2-4.栄養ドリンクも、種類によって税率が分かれる
また、少し紛らわしいのが栄養ドリンク。自動販売機などでもよく売られている、「炭酸飲料」などと表示された栄養ドリンクは飲食料品なので、軽減税率が適用されます。
ところが、ドラッグストアなどを中心に販売されている「医薬品」ないし「医薬部外品」と書かれているものは、飲食料品とはみなされないため、10%の標準税率が課されます。商品の表示をよく見て購入しましょう。
2-5.食玩も増税?「一体資産」とは
一定の条件下で、食品として軽減税率の適用対象となる「一体資産」。これは、食品と食品以外の資産が一体となった品物のこと。おもちゃとお菓子が一体となった「食玩」などがこれに該当します。
軽減税率の適用基準は、「税抜価額が1万円以下であって、食品の価額が占める割合が2/3以上の場合」とされています。シール付きチョコウエハースなど、食品以外の資産のウエイトが小さいものは8%、コーヒーカップ付きの紅茶セットなど、食品以外の資産の価値が高いものは10%となりそうです。
3.新聞も注意!適用範囲を正しく知ろう
軽減税率のもう一つの適用対象が「新聞」。世の中の動きや、生活に必要な情報を得る重要なメディアの一つですが、適用範囲が限定されていることに注意が必要です。この章では、どのような条件で新聞に軽減税率が適用されるのか見ていきましょう。
3-1.対象は定期購読のみ
軽減税率の適用対象になるのは「一定の題号を用い、政治、経済、社会、文化等に関する一般社会的事実を掲載する新聞」とされています。スポーツ紙や業界紙のほか、英字新聞など日本語以外で制作されたものも含まれます。

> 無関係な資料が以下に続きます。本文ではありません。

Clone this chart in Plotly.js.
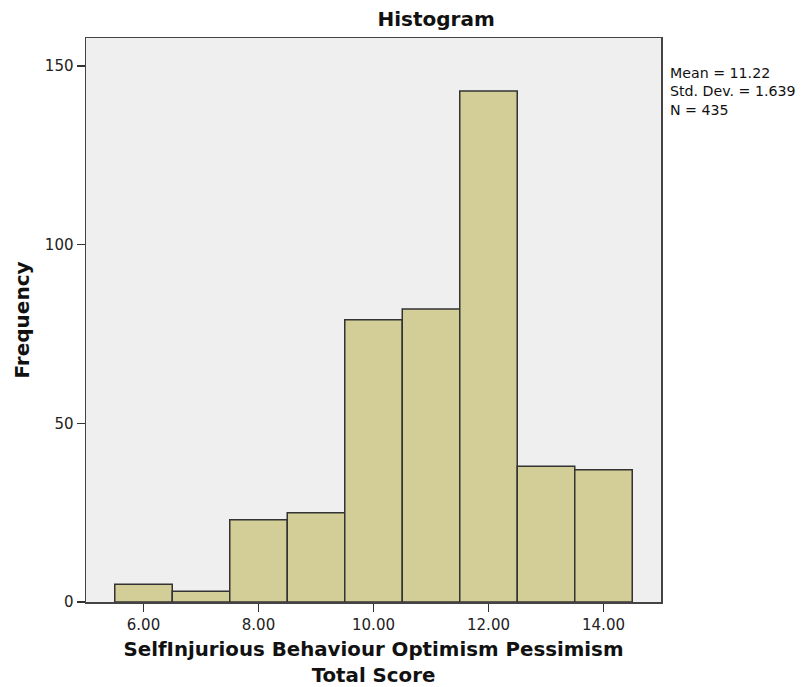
<!DOCTYPE html>
<html>
<head>
<meta charset="utf-8">
<script src="https://cdn.plot.ly/plotly-3.0.1.min.js"></script>
<style>
html,body{margin:0;padding:0;background:#fff;}
#chart{width:802px;height:687px;}
</style>
</head>
<body>
<div id="chart"></div>
<script>
const binCenters = [6, 7, 8, 9, 10, 11, 12, 13, 14];
const frequencies = [5, 3, 23, 25, 79, 82, 143, 38, 37];
const xTickVals = [6, 8, 10, 12, 14];
const xTickText = ["6.00", "8.00", "10.00", "12.00", "14.00"];
const yTickVals = [0, 50, 100, 150];
const statsLines = ["Mean = 11.22", "Std. Dev. = 1.639", "N = 435"];

const fontFam = '"DejaVu Sans", "Liberation Sans", sans-serif';

const trace = {
  type: 'bar',
  x: binCenters,
  y: frequencies,
  width: 1,
  marker: {color: '#d3ce97', line: {color: '#333333', width: 1.5}},
  hoverinfo: 'x+y'
};

const layout = {
  width: 802,
  height: 687,
  margin: {l: 86, r: 141, t: 38, b: 85, pad: 0},
  paper_bgcolor: '#ffffff',
  plot_bgcolor: '#efefef',
  showlegend: false,
  bargap: 0,
  title: {
    text: '<b>Histogram</b>',
    font: {family: fontFam, size: 20, color: '#111'},
    x: 0.609, xanchor: 'center', xref: 'paper',
    y: 0.972, yanchor: 'middle', yref: 'container'
  },
  xaxis: {
    range: [5, 15],
    tickvals: xTickVals,
    ticktext: xTickText,
    ticks: 'outside', ticklen: 8, tickwidth: 1.5, tickcolor: '#333',
    showline: true, linecolor: '#444', linewidth: 1.5, mirror: true,
    showgrid: false, zeroline: false,
    tickfont: {family: fontFam, size: 15, color: '#222'},
    title: {
      text: '<b>SelfInjurious Behaviour Optimism Pessimism<br>Total Score</b>',
      font: {family: fontFam, size: 19.8, color: '#111'},
      standoff: 14
    }
  },
  yaxis: {
    range: [0, 157.8],
    tickvals: yTickVals,
    ticks: 'outside', ticklen: 8, tickwidth: 1.5, tickcolor: '#333',
    showline: true, linecolor: '#444', linewidth: 1.5, mirror: true,
    showgrid: false, zeroline: false,
    tickfont: {family: fontFam, size: 15, color: '#222'},
    title: {
      text: '<b>Frequency</b>',
      font: {family: fontFam, size: 20, color: '#111'},
      standoff: 10
    }
  },
  annotations: [{
    xref: 'paper', yref: 'paper',
    x: 1.0125, y: 0.906,
    xanchor: 'left', yanchor: 'middle',
    align: 'left',
    showarrow: false,
    text: statsLines.join('<br>'),
    font: {family: fontFam, size: 14.2, color: '#111'}
  }]
};

Plotly.newPlot('chart', [trace], layout, {displayModeBar: false, staticPlot: true});
</script>
</body>
</html>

ただし、定期購読契約がなされていることが条件となるため、駅の売店やコンビニで購入する「一部売り」の新聞は対象外となり、10%の標準税率が適用されます。また、オンラインで紙面の内容が提供される電子版についても10%。月額契約をしていても、軽減税率の対象にはなりません。
3-2.週2回以上の発行が条件
新聞への軽減税率適用には、もう一つ条件があります。それは、週2回以上発行される新聞であること。新聞と名乗っていても、週刊、隔週刊、月刊などの媒体は、軽減税率の対象にはなりません。
また、新聞と同じように暮らしに必要な情報を得るツールである雑誌や書籍についても、例外なくすべて10%の標準税率が適用されます。
4.まとめ:軽減税率の適用範囲を理解して、賢くお買い物を!
ここまで、2019年10月から実施される消費税の軽減税率の対象となる品目について、「飲食料品」「新聞」に分けて解説してきました。飲食料品については、「外食・ケータリングにあたるかどうか」「酒税法の酒類に該当するかどうか」「医薬品、医薬部外品に該当するかどうか」などが、軽減税率の適用対象になるかどうかのポイントになることがわかりました。また新聞については「週2回以上発行する媒体の定期購読」と、適用の条件が厳しいことが見えてきました。
自分の購入する商品・サービスが8%の軽減税率の対象となるのか、10%の標準税率になるのかを見極めるには、店頭での価格表示を確認することが第一です。また、レシートの表記をよく見ることも大切。事業者には、消費増税の実施とともに、商品ごとにどちらの税率が適用されているかを明記したレシート・領収書を発行することが義務付けられます。
まずこれらの情報をしっかり把握し軽減税率の適用範囲を正しく理解し、確認をすることで、賢くお買い物をしましょう。